Return all the data below as it stands, minus the pictures.

+ + +

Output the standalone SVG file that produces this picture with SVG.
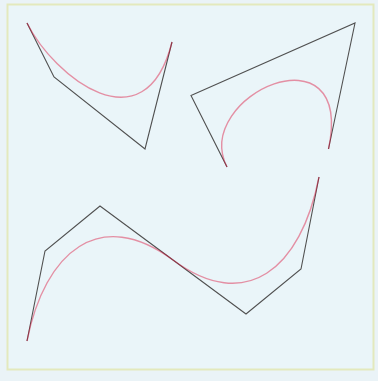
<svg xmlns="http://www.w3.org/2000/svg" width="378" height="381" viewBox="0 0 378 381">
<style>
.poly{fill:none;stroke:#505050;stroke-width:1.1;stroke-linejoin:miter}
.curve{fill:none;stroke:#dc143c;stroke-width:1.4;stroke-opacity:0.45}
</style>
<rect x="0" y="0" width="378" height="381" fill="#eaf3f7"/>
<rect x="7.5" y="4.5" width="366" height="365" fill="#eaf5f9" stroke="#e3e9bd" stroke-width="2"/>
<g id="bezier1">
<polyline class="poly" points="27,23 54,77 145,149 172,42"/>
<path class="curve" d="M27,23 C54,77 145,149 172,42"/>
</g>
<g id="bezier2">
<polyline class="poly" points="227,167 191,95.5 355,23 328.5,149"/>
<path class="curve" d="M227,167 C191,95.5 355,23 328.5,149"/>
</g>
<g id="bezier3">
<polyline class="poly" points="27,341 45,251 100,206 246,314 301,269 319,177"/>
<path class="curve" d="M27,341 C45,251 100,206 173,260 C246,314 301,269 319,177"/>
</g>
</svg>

+ + +

SOLUTION:
Output the standalone SVG file that produces this picture with SVG.
<svg xmlns="http://www.w3.org/2000/svg" width="378" height="381" viewBox="0 0 378 381">
<style>
.poly{fill:none;stroke:#505050;stroke-width:1.1;stroke-linejoin:miter}
.curve{fill:none;stroke:#dc143c;stroke-width:1.4;stroke-opacity:0.45}
</style>
<rect x="0" y="0" width="378" height="381" fill="#eaf3f7"/>
<rect x="7.5" y="4.5" width="366" height="365" fill="#eaf5f9" stroke="#e3e9bd" stroke-width="2"/>
<g id="bezier1">
<polyline class="poly" points="27,23 54,77 145,149 172,42"/>
<path class="curve" d="M27,23 C54,77 145,149 172,42"/>
</g>
<g id="bezier2">
<polyline class="poly" points="227,167 191,95.5 355,23 328.5,149"/>
<path class="curve" d="M227,167 C191,95.5 355,23 328.5,149"/>
</g>
<g id="bezier3">
<polyline class="poly" points="27,341 45,251 100,206 246,314 301,269 319,177"/>
<path class="curve" d="M27,341 C45,251 100,206 173,260 C246,314 301,269 319,177"/>
</g>
</svg>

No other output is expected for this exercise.